→ Exercise task
Transcribe everything in the data word for word. Pictures are left out.

→ Information provided
= = = = =

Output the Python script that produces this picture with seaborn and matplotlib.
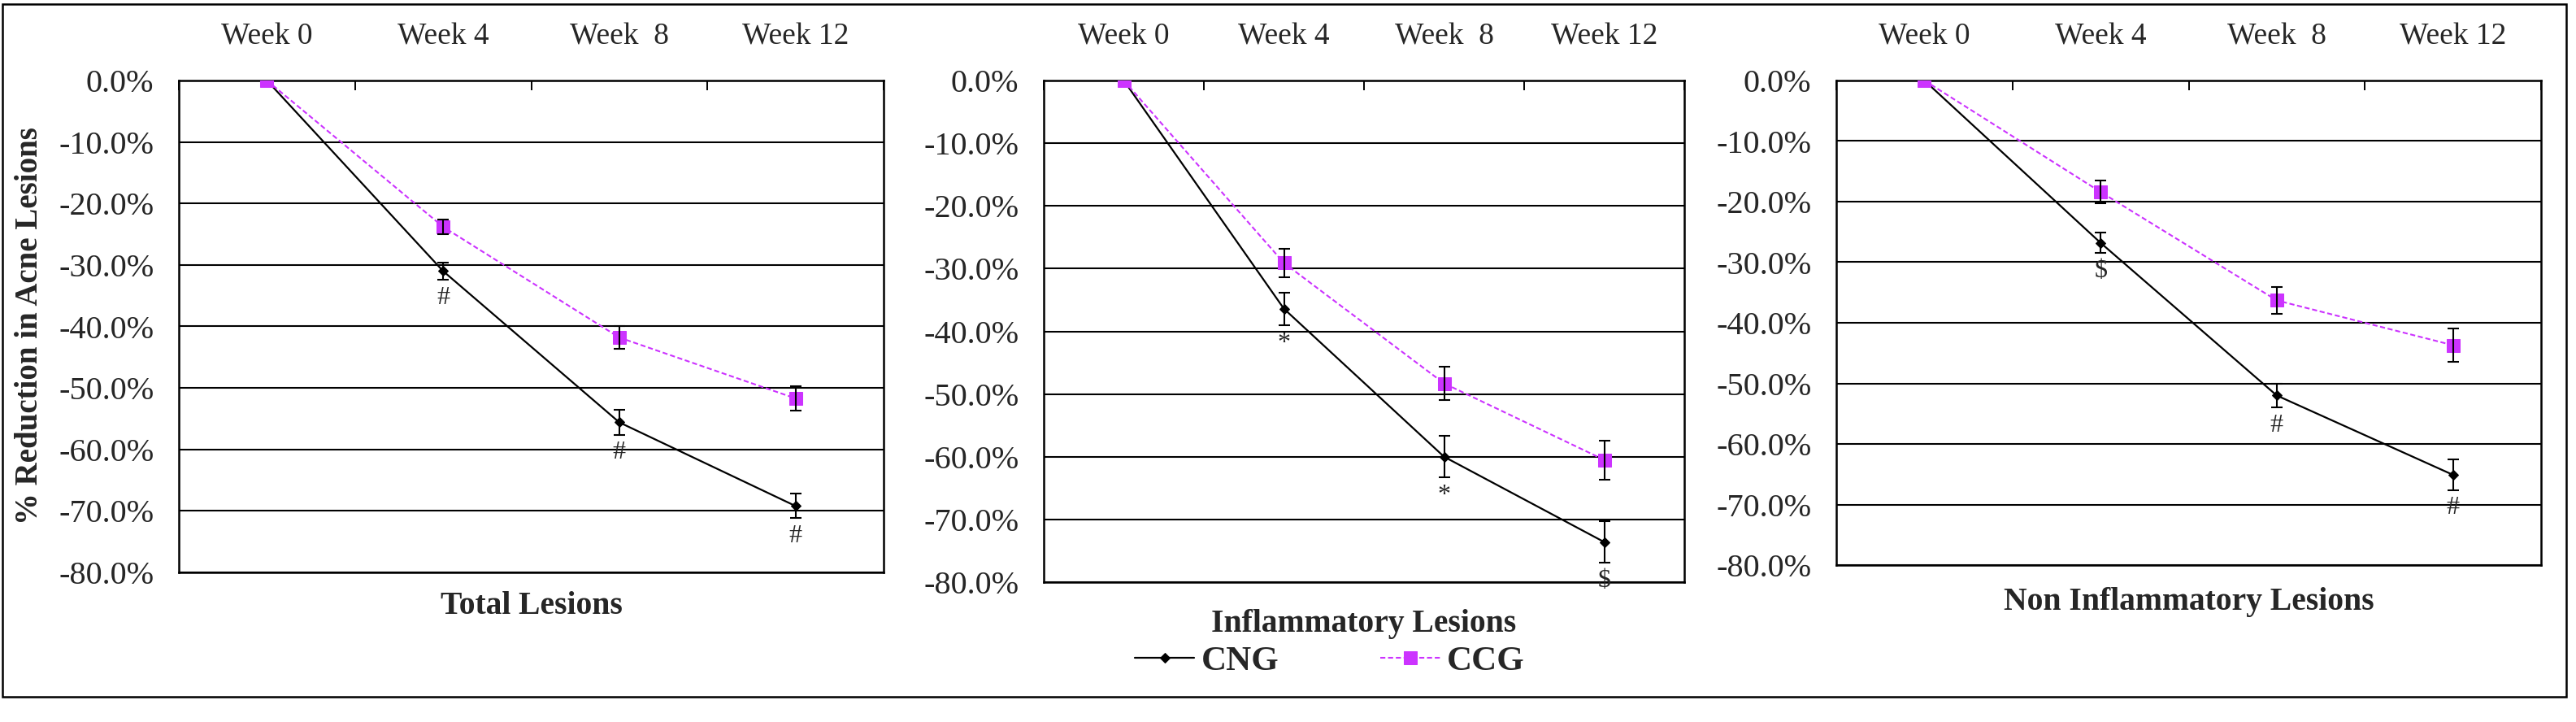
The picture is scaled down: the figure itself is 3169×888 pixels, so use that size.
import matplotlib
matplotlib.use("Agg")
import matplotlib.pyplot as plt
from matplotlib.ticker import FixedLocator, FuncFormatter
from matplotlib.patches import Rectangle
import seaborn as sns

# data (% change from baseline, mean and error)
weeks = ["Week 0", "Week 4", "Week  8", "Week 12"]
panel_titles = ["Total Lesions", "Inflammatory Lesions", "Non Inflammatory Lesions"]

cng_total = [0.0, -31.0, -55.6, -69.2]
cng_total_err = [0.0, 1.4, 2.0, 2.0]
ccg_total = [0.0, -23.8, -41.8, -51.7]
ccg_total_err = [0.0, 1.2, 1.8, 2.0]

cng_infl = [0.0, -36.4, -60.0, -73.6]
cng_infl_err = [0.0, 2.6, 3.3, 3.3]
ccg_infl = [0.0, -29.1, -48.3, -60.5]
ccg_infl_err = [0.0, 2.3, 2.7, 3.1]

cng_non = [0.0, -26.8, -52.0, -65.1]
cng_non_err = [0.0, 1.7, 2.0, 2.5]
ccg_non = [0.0, -18.4, -36.3, -43.7]
ccg_non_err = [0.0, 1.9, 2.2, 2.7]

marks_total = ["", "#", "#", "#"]
marks_infl = ["", "*", "*", "$"]
marks_non = ["", "$", "#", "#"]

y_ticks = [0, -10, -20, -30, -40, -50, -60, -70, -80]

sns.set_style("white")
plt.rcParams["font.family"] = ["Liberation Serif", "DejaVu Serif"]

W, H = 3169, 888
fig = plt.figure(figsize=(W / 100, H / 100), dpi=100)

# axes boxes in pixels: left, top, right, bottom, and x-label centre y
boxes = [(220, 99, 1087, 704, 745),
         (1284, 99, 2072, 716, 767),
         (2259, 99, 3126, 695, 740)]

panel_data = [
    (cng_total, cng_total_err, ccg_total, ccg_total_err, marks_total),
    (cng_infl, cng_infl_err, ccg_infl, ccg_infl_err, marks_infl),
    (cng_non, cng_non_err, ccg_non, ccg_non_err, marks_non),
]

CCG_COLOR = "#CC33FF"
x = list(range(len(weeks)))
axes = []

for i, ((l, t, r, b, lab_y), (cng, cng_e, ccg, ccg_e, marks)) in enumerate(zip(boxes, panel_data)):
    ax = fig.add_axes([l / W, 1 - b / H, (r - l) / W, (b - t) / H])
    axes.append(ax)

    # CNG - black solid with diamonds
    sns.lineplot(x=x, y=cng, ax=ax, color="black", linewidth=1.6, marker="D",
                 markersize=6.5, markeredgecolor="black", label="CNG", zorder=3)
    ax.errorbar(x[1:], cng[1:], yerr=cng_e[1:], fmt="none", ecolor="black",
                elinewidth=1.5, capsize=5, capthick=1.5, zorder=3)

    # CCG - magenta dashed with squares
    sns.lineplot(x=x, y=ccg, ax=ax, color=CCG_COLOR, linewidth=1.5, marker="s",
                 markersize=12, markeredgecolor=CCG_COLOR, label="CCG", zorder=4)
    ax.lines[-1].set_linestyle((0, (3, 1.6)))
    ax.errorbar(x[1:], ccg[1:], yerr=ccg_e[1:], fmt="none", ecolor="black",
                elinewidth=1.5, capsize=5, capthick=1.5, zorder=5)

    # significance marks under the CNG points
    for xi, v, e, m in zip(x, cng, cng_e, marks):
        if m:
            ax.annotate(m, (xi, v - e), xytext=(0, -16), textcoords="offset points",
                        ha="center", va="center", fontsize=23, zorder=6)

    ax.set_xlim(-0.5, len(weeks) - 0.5)
    ax.set_ylim(-80, 0)

    ax.xaxis.tick_top()
    ax.xaxis.set_major_locator(FixedLocator([-0.5, 0.5, 1.5, 2.5, 3.5]))
    ax.xaxis.set_major_formatter(FuncFormatter(lambda v, p: ""))
    ax.xaxis.set_minor_locator(FixedLocator(x))
    ax.set_xticklabels(weeks, minor=True)
    ax.tick_params(axis="x", which="major", direction="in", length=8.5, width=1.4,
                   top=True, bottom=False, color="black")
    ax.tick_params(axis="x", which="minor", length=0, pad=26, labelsize=27,
                   top=True, bottom=False, labeltop=True, labelbottom=False)

    ax.set_yticks(y_ticks)
    ax.yaxis.set_major_formatter(FuncFormatter(lambda v, p: f"{abs(v):.1f}%" if v == 0 else f"-{abs(v):.1f}%"))
    ax.tick_params(axis="y", length=0, pad=22, labelsize=29)
    ax.yaxis.grid(True, color="black", linewidth=1.5)
    ax.xaxis.grid(False)

    for s in ax.spines.values():
        s.set_visible(True)
        s.set_color("black")
        s.set_linewidth(1.8)

    ax.set_xlabel("")
    ax.set_ylabel("")
    if ax.get_legend() is not None:
        ax.get_legend().remove()

    fig.text((l + r) / 2 / W, 1 - lab_y / H, panel_titles[i], ha="center", va="center",
             fontsize=28.5, fontweight="bold")

fig.text(37 / W, 1 - 401 / H, "% Reduction in Acne Lesions", rotation=90,
         ha="center", va="center", fontsize=28, fontweight="bold")

handles, labels = axes[1].get_legend_handles_labels()
fig.legend(handles[:2], labels[:2], loc="center", bbox_to_anchor=(1636 / W, 1 - 813 / H),
           ncol=2, frameon=False, prop={"weight": "bold", "size": 31},
           handlelength=1.7, handletextpad=0.2, columnspacing=2.9)

# outer frame round the whole picture
fig.patches.append(Rectangle((3 / W, 1 - 857 / H), (3157 - 3) / W, (857 - 5) / H,
                             transform=fig.transFigure, fill=False,
                             edgecolor="black", linewidth=1.8))

fig.savefig("out.png", dpi=100, facecolor="white")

= = = = =

→ Solution for this problem
Output the Python script that produces this picture with seaborn and matplotlib.
The picture is scaled down: the figure itself is 3169×888 pixels, so use that size.
import matplotlib
matplotlib.use("Agg")
import matplotlib.pyplot as plt
from matplotlib.ticker import FixedLocator, FuncFormatter
from matplotlib.patches import Rectangle
import seaborn as sns

# data (% change from baseline, mean and error)
weeks = ["Week 0", "Week 4", "Week  8", "Week 12"]
panel_titles = ["Total Lesions", "Inflammatory Lesions", "Non Inflammatory Lesions"]

cng_total = [0.0, -31.0, -55.6, -69.2]
cng_total_err = [0.0, 1.4, 2.0, 2.0]
ccg_total = [0.0, -23.8, -41.8, -51.7]
ccg_total_err = [0.0, 1.2, 1.8, 2.0]

cng_infl = [0.0, -36.4, -60.0, -73.6]
cng_infl_err = [0.0, 2.6, 3.3, 3.3]
ccg_infl = [0.0, -29.1, -48.3, -60.5]
ccg_infl_err = [0.0, 2.3, 2.7, 3.1]

cng_non = [0.0, -26.8, -52.0, -65.1]
cng_non_err = [0.0, 1.7, 2.0, 2.5]
ccg_non = [0.0, -18.4, -36.3, -43.7]
ccg_non_err = [0.0, 1.9, 2.2, 2.7]

marks_total = ["", "#", "#", "#"]
marks_infl = ["", "*", "*", "$"]
marks_non = ["", "$", "#", "#"]

y_ticks = [0, -10, -20, -30, -40, -50, -60, -70, -80]

sns.set_style("white")
plt.rcParams["font.family"] = ["Liberation Serif", "DejaVu Serif"]

W, H = 3169, 888
fig = plt.figure(figsize=(W / 100, H / 100), dpi=100)

# axes boxes in pixels: left, top, right, bottom, and x-label centre y
boxes = [(220, 99, 1087, 704, 745),
         (1284, 99, 2072, 716, 767),
         (2259, 99, 3126, 695, 740)]

panel_data = [
    (cng_total, cng_total_err, ccg_total, ccg_total_err, marks_total),
    (cng_infl, cng_infl_err, ccg_infl, ccg_infl_err, marks_infl),
    (cng_non, cng_non_err, ccg_non, ccg_non_err, marks_non),
]

CCG_COLOR = "#CC33FF"
x = list(range(len(weeks)))
axes = []

for i, ((l, t, r, b, lab_y), (cng, cng_e, ccg, ccg_e, marks)) in enumerate(zip(boxes, panel_data)):
    ax = fig.add_axes([l / W, 1 - b / H, (r - l) / W, (b - t) / H])
    axes.append(ax)

    # CNG - black solid with diamonds
    sns.lineplot(x=x, y=cng, ax=ax, color="black", linewidth=1.6, marker="D",
                 markersize=6.5, markeredgecolor="black", label="CNG", zorder=3)
    ax.errorbar(x[1:], cng[1:], yerr=cng_e[1:], fmt="none", ecolor="black",
                elinewidth=1.5, capsize=5, capthick=1.5, zorder=3)

    # CCG - magenta dashed with squares
    sns.lineplot(x=x, y=ccg, ax=ax, color=CCG_COLOR, linewidth=1.5, marker="s",
                 markersize=12, markeredgecolor=CCG_COLOR, label="CCG", zorder=4)
    ax.lines[-1].set_linestyle((0, (3, 1.6)))
    ax.errorbar(x[1:], ccg[1:], yerr=ccg_e[1:], fmt="none", ecolor="black",
                elinewidth=1.5, capsize=5, capthick=1.5, zorder=5)

    # significance marks under the CNG points
    for xi, v, e, m in zip(x, cng, cng_e, marks):
        if m:
            ax.annotate(m, (xi, v - e), xytext=(0, -16), textcoords="offset points",
                        ha="center", va="center", fontsize=23, zorder=6)

    ax.set_xlim(-0.5, len(weeks) - 0.5)
    ax.set_ylim(-80, 0)

    ax.xaxis.tick_top()
    ax.xaxis.set_major_locator(FixedLocator([-0.5, 0.5, 1.5, 2.5, 3.5]))
    ax.xaxis.set_major_formatter(FuncFormatter(lambda v, p: ""))
    ax.xaxis.set_minor_locator(FixedLocator(x))
    ax.set_xticklabels(weeks, minor=True)
    ax.tick_params(axis="x", which="major", direction="in", length=8.5, width=1.4,
                   top=True, bottom=False, color="black")
    ax.tick_params(axis="x", which="minor", length=0, pad=26, labelsize=27,
                   top=True, bottom=False, labeltop=True, labelbottom=False)

    ax.set_yticks(y_ticks)
    ax.yaxis.set_major_formatter(FuncFormatter(lambda v, p: f"{abs(v):.1f}%" if v == 0 else f"-{abs(v):.1f}%"))
    ax.tick_params(axis="y", length=0, pad=22, labelsize=29)
    ax.yaxis.grid(True, color="black", linewidth=1.5)
    ax.xaxis.grid(False)

    for s in ax.spines.values():
        s.set_visible(True)
        s.set_color("black")
        s.set_linewidth(1.8)

    ax.set_xlabel("")
    ax.set_ylabel("")
    if ax.get_legend() is not None:
        ax.get_legend().remove()

    fig.text((l + r) / 2 / W, 1 - lab_y / H, panel_titles[i], ha="center", va="center",
             fontsize=28.5, fontweight="bold")

fig.text(37 / W, 1 - 401 / H, "% Reduction in Acne Lesions", rotation=90,
         ha="center", va="center", fontsize=28, fontweight="bold")

handles, labels = axes[1].get_legend_handles_labels()
fig.legend(handles[:2], labels[:2], loc="center", bbox_to_anchor=(1636 / W, 1 - 813 / H),
           ncol=2, frameon=False, prop={"weight": "bold", "size": 31},
           handlelength=1.7, handletextpad=0.2, columnspacing=2.9)

# outer frame round the whole picture
fig.patches.append(Rectangle((3 / W, 1 - 857 / H), (3157 - 3) / W, (857 - 5) / H,
                             transform=fig.transFigure, fill=False,
                             edgecolor="black", linewidth=1.8))

fig.savefig("out.png", dpi=100, facecolor="white")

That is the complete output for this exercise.